Electronic – When checking for continuity between two points on a PCB, how to know it’s not going through an inductor

analogcomponentsinductormultimeterreverse-engineering

When trying to debug a non-working circuit on a PCB, it can be difficult to trace the circuit flow visually, as described in the answer to this excellent and related question:
How can I reverse engineer a simple through-hole board?

Traces on the top layer can be hidden under bulky components like transformers, heat sinks and capacitors, so sometimes you have to take an educated guess and use the continuity setting on a standard multimeter to check where a signal is going.

However, this will also "beep" when the signal goes through an inductor. Missing that could lead to a time-wasting misunderstanding of the circuit.

It might also beep when going through a low-value resistor, but I'm not so worried about those since it's easier to see traces around and under an axial resistor.

Question

Is there a simple way to check for continuity that does not signal positive for inductors of "reasonable" sizes?

Obviously every PCB trace has stray inductance but I don't want to limit any answer by setting an arbitrary cutoff.

Let's assume I have access to a basic multimeter, power supply, oscilloscope, and function generator.

Best Answer

You can detect inductors of arbitrary size if that is the only thing on the circuit (or close to the only component). RLC or other un-lit up components (transistors) can produce unpredictable results and all bets are off as to what components are there. So I would say that this could be done on a net to detect inductance, if the assumption was that the inductor is or is not there and there were no other components (or everything on the net was high impedance and no caps).

A waveform generator and oscilloscope is usually what I've used to find values for inductors (using methods similar to the ones described here), and this could be done to find a resistor vs inductor vs capacitor. Phase changes can be detected, and even the value of the inductance obtained.

The problem is you are probably looking for chip inductors (big ones are easy to find), and they have small inductance and resistances, which would make them hard to find.
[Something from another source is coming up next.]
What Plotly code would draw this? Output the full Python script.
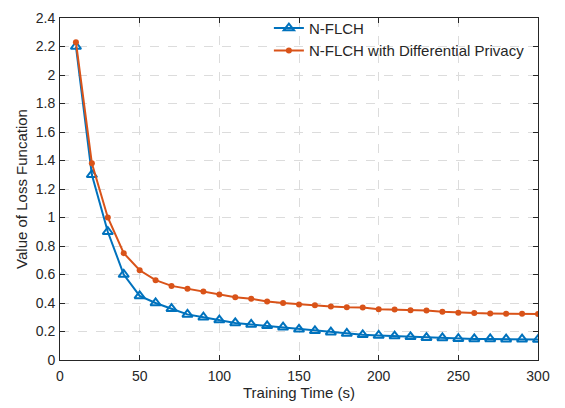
import plotly.graph_objects as go

time_s = list(range(10, 301, 10))
nflch = [2.20, 1.30, 0.90, 0.60, 0.45, 0.40, 0.36, 0.32, 0.30, 0.28,
         0.26, 0.25, 0.24, 0.23, 0.215, 0.205, 0.195, 0.186, 0.177, 0.172,
         0.168, 0.163, 0.157, 0.155, 0.150, 0.148, 0.148, 0.146, 0.146, 0.143]
nflch_dp = [2.23, 1.38, 1.00, 0.75, 0.63, 0.56, 0.52, 0.50, 0.48, 0.46,
            0.44, 0.43, 0.41, 0.40, 0.39, 0.385, 0.375, 0.37, 0.368, 0.357,
            0.354, 0.35, 0.348, 0.338, 0.331, 0.329, 0.327, 0.325, 0.325, 0.322]

BLUE = "#0072BD"
ORANGE = "#D95319"

fig = go.Figure()
fig.add_trace(go.Scatter(
    x=time_s, y=nflch, name="N-FLCH", mode="lines+markers",
    line=dict(color=BLUE, width=2),
    marker=dict(symbol="triangle-up-open", size=9, color=BLUE, line=dict(width=2)),
))
fig.add_trace(go.Scatter(
    x=time_s, y=nflch_dp, name="N-FLCH with Differential Privacy", mode="lines+markers",
    line=dict(color=ORANGE, width=2),
    marker=dict(symbol="circle", size=6, color=ORANGE),
))

axis_common = dict(
    showline=True, linecolor="#262626", linewidth=1, mirror="ticks",
    ticks="inside", ticklen=5, tickcolor="#262626",
    showgrid=True, gridcolor="#dcdcdc", griddash="dash", gridwidth=1,
    zeroline=False, tickfont=dict(size=14, color="#262626"),
)

fig.update_layout(
    width=565, height=408,
    margin=dict(l=60, r=27, t=10, b=46),
    paper_bgcolor="white", plot_bgcolor="white",
    font=dict(family="Liberation Sans, Arial, sans-serif", size=15, color="#262626"),
    xaxis=dict(range=[0, 300], dtick=50, ticklabelstandoff=3,
               title=dict(text="Training Time (s)", standoff=4, font=dict(size=15)), **axis_common),
    yaxis=dict(range=[0, 2.4], dtick=0.2, tickformat="~g", ticklabelstandoff=1,
               title=dict(text="Value of Loss Funcation", standoff=4, font=dict(size=15)), **axis_common),
    legend=dict(x=0.437, y=1.018, xanchor="left", yanchor="top", bgcolor="rgba(255,255,255,0)",
                font=dict(size=15), tracegroupgap=0, itemwidth=30),
)

fig.write_html("out.html", config={"displayModeBar": False},
               post_script="document.body.style.margin='0px';")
Another thing that I have done is used smart tweezers that can detect LRC detection. The results are limited in circuit and suffer from the same problems that ohm-ing out resistors do with other portions of the circuit in parallel.

One success that I have had in reverse engineering boards is taking a board in a dark room and shining a laser or bright light through the board to illuminate the PCB under components and see what traces are there, this works for 2-layer boards well. With 4 layer you can only see one side, so it's not as useful.